The partial exception to this is that a pitcher who relies a lot on low-BABIP skill may be slightly less consistent year-to-year than a high-K pitcher. So his bad years may be a little badder (though his good years should also be a bit gooder).

But other than that, the noise only matters to the extent it makes it harder for us to accurately measure the skill in question — it has no bearing on how much skill there truly is.

Guy, a small point of disagreement on this one: Sure, from a strategic POV, the outcome of interest is always runs/wins and establishing a true skill level is a good goal, but from the GM’s (fantasy or real life)perspective, it’s good to know what is the inherent risk in a player.

For example, if I want to sign a player to hit HR, I would look for a guy who has a good track record of doing so in the past, knowing that HR rate has a small amount of variability. It’s not very likely that a 30 HR guy will turn into a 5 HR guy next year, assuming no injuries. But, what if I want to try to sign a good reliever and my basis of how good he is is based on his ERA. Bullpen ERAs are wildly fluctuating, so as a GM, signing a guy who had a 2.08 ERA out of the pen last year and expecting him to do it again is a risky bet.

Let me re-cast your example on Glavine in another light. Suppose I could sign Glavine for $15M or I could sign Jimmy Generic for $2M. We’ll say that Glavine’s “true” talent level at whatever skill I’ve identified is 15 points higher than Jimmy’s. But… the variance in that skill is very high. As those distributions of possible outcomes start to spread out, the chances of the two of them being equal (or even Jimmy beating out Glavine!) over a few observations start to increase. Do I want to pay Glavine $13M more if there’s only a 58% chance that he’ll be the better pitcher? You’re correct that over 1000 years, Glavine will be the better pitcher, but as a GM, I only sign players for 3 years at a time.

Now, we’re into risk management. Establishing true skill levels (or at least estimating them) is helpful, but knowing how much of this is due to chance is an important element in figuring how safe a bet it is.
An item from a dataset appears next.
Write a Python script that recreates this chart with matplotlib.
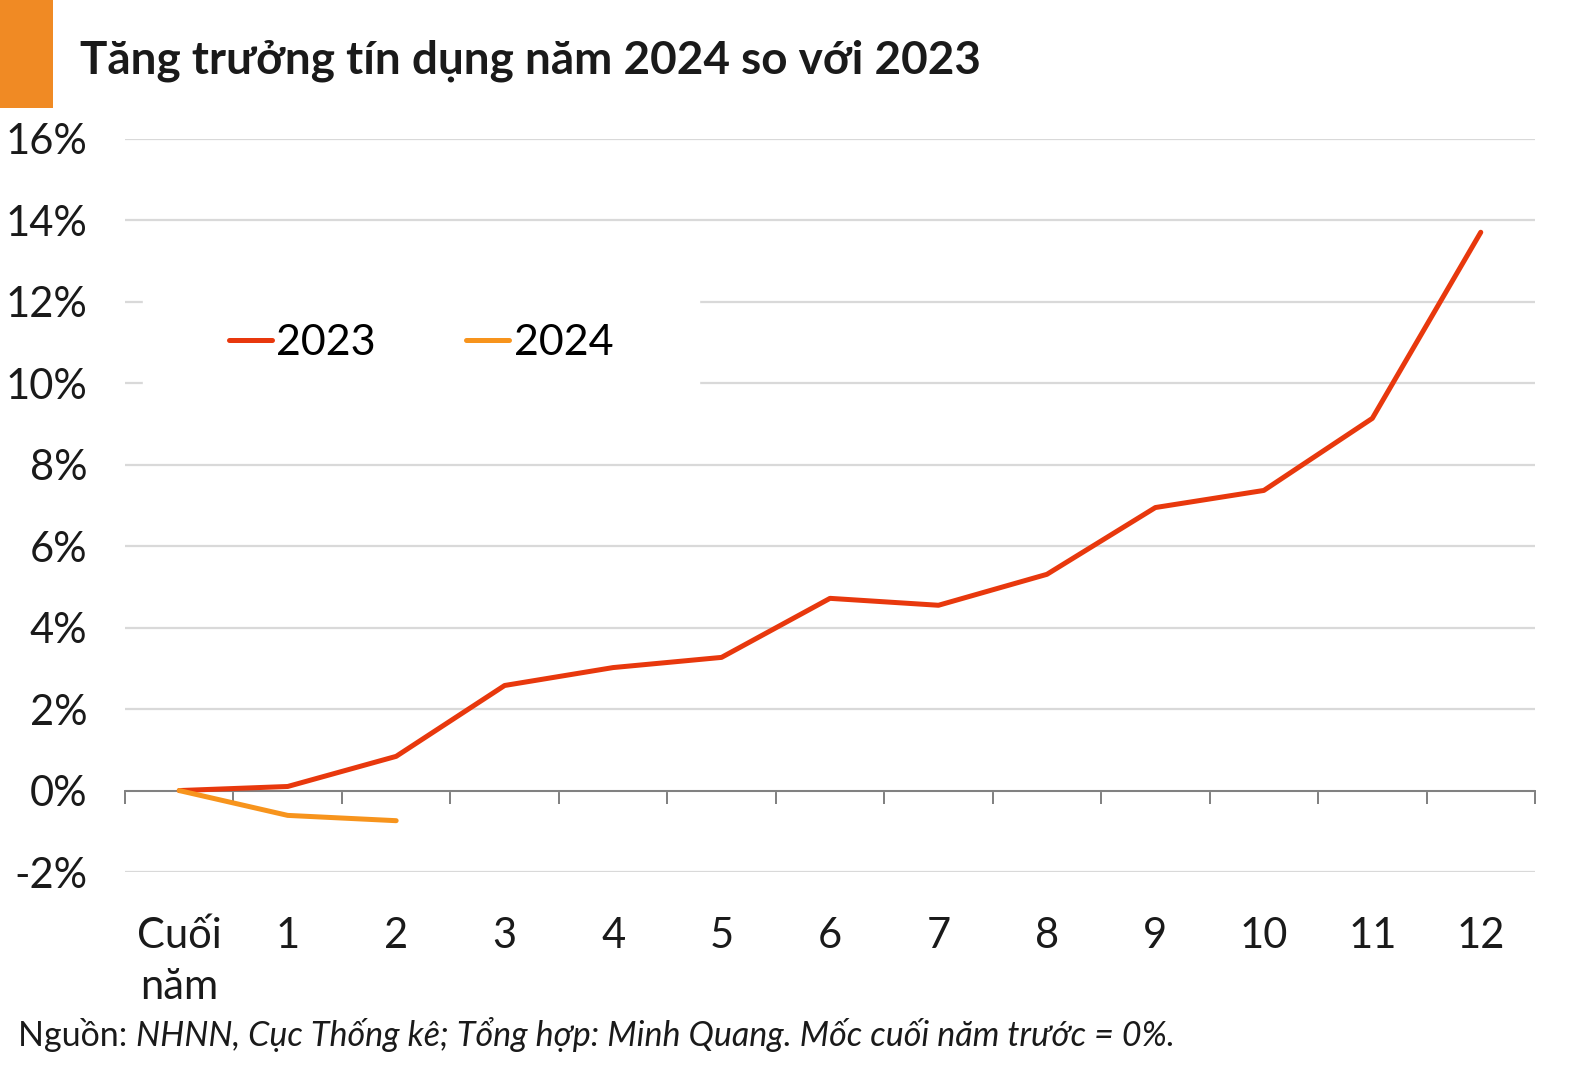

Let me put it this way: which investment are you more willing to put money into: something that’s guaranteed between 4-5% return or something that could land somewhere between losing 20 % or gaining 20%. You may have an appetite for risk that makes you think that the first or the second is a better choice, and that’s your decision. The point is that knowing how much uncertainty there is changes the way that you approach the situation.

Sean, statistically speaking (haha!), using R rather than R-squared is the wrong thing to do. Whether or not the predictions are more valid with one method or the other is an open question that can be tested against the data.

I think Sean is right on regression to the mean.

You care about the standard deviation as opposed to variance

http://www.socialresearchmethods.net/kb/regrmean.php

If you don’t believe it run some simulation between two years …. you’ll find that r is the right metric rather than r^2

I stand corrected. 1-r2 is the formula for variance still unexplained. In my head, I was putting together variance components, rather than regressing to the mean.